Friday, November 04, 2011

India opens up with Pakistan--East and West


The report in the WSJ, from where I got the chart, adds:
There is huge room for growth in trade. In the year ended March 31, India exported $2.33 billion of goods to Pakistan. In the same period, Pakistan sold goods valued at $332.5 million in India, according to Indian government statistics.
By comparison, two-way trade between India and China, New Delhi's largest trading partner, is valued at more than $60 billion annually.

What a different story this would have been had these two countries not been caught up with the Kashmir issue and literally battled over it!

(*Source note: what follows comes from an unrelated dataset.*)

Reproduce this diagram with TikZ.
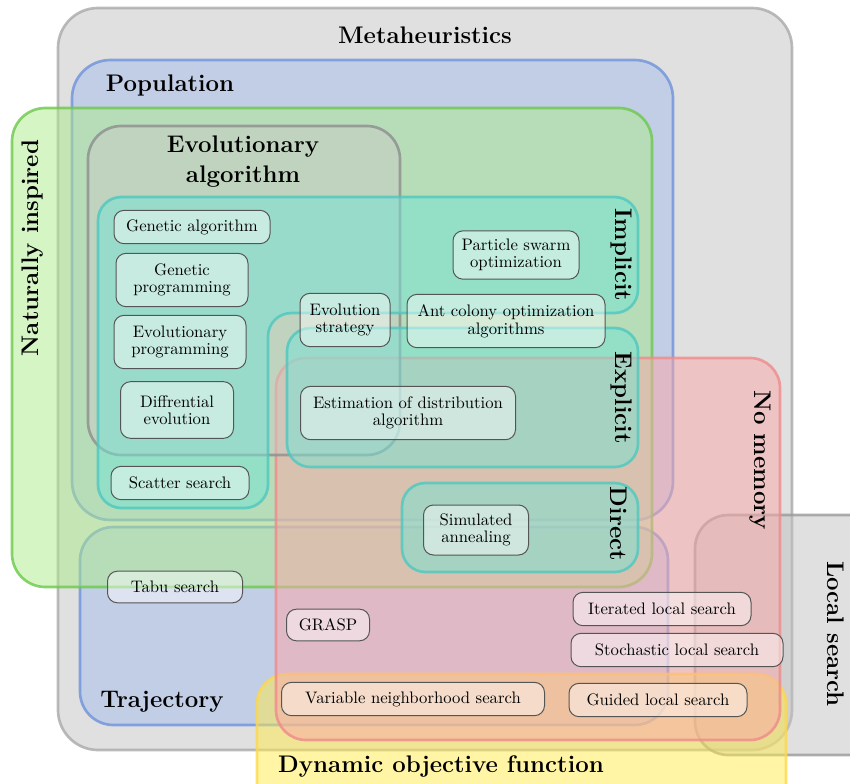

Meanwhile, Bangladesh-- the old East Pakistan--and India are finally getting around to the land and border issues that have confounded mapmakers; the hassle of enclaves:

EVER since Bangladesh achieved its independence in 1971, struggles over territory and terrorism, rather than the exchange of goods and goodwill, have dominated its relations with its mega-neighbour. Forty years on, both countries appear to be nearing an agreement to solve the insoluble—by swapping territory.
The planned exchange of parcels of each other’s territory is concentrated around some 200 enclaves. These are like islands of Indian and Bangladeshi territory surrounded completely by the other country’s land, clustered on either side of Bangladesh’s border with the district of Cooch Behar, in the Indian state of West Bengal. Surreally, these include about two dozen counter-enclaves (enclaves within enclaves), as well as the world’s only counter-counter enclave—a patch of Bangladesh that is surrounded by Indian territory…itself surrounded by Bangladeshi territory.
In a healthy sign:

For the people of the two tiny Bangladesh enclaves, history recently took a new turn. The iron gates of the Indian corridor connecting them with the mainland will now remain open round the clock.
On October 19, Bangladesh Prime Minister Sheikh Hasina declared the Tin Bigha Corridor formally open for 24 hours, heralding the end of nearly 64 years of captivity for its inhabitants. The right to unrestricted movement through the corridor was virtually open from September 8 when the two countries signed an agreement during Prime Minister Manmohan Singh's visit to Bangladesh.
Whatever the reasons, it took nearly four decades to see the full implementation of a historic agreement signed between Indira Gandhi and Sheikh Mujibur Rahman in 1974 — three years after Bangladesh emerged on the world map dividing Pakistan with active Indian assistance.
Now, if only the Kashmir issue can be resolved!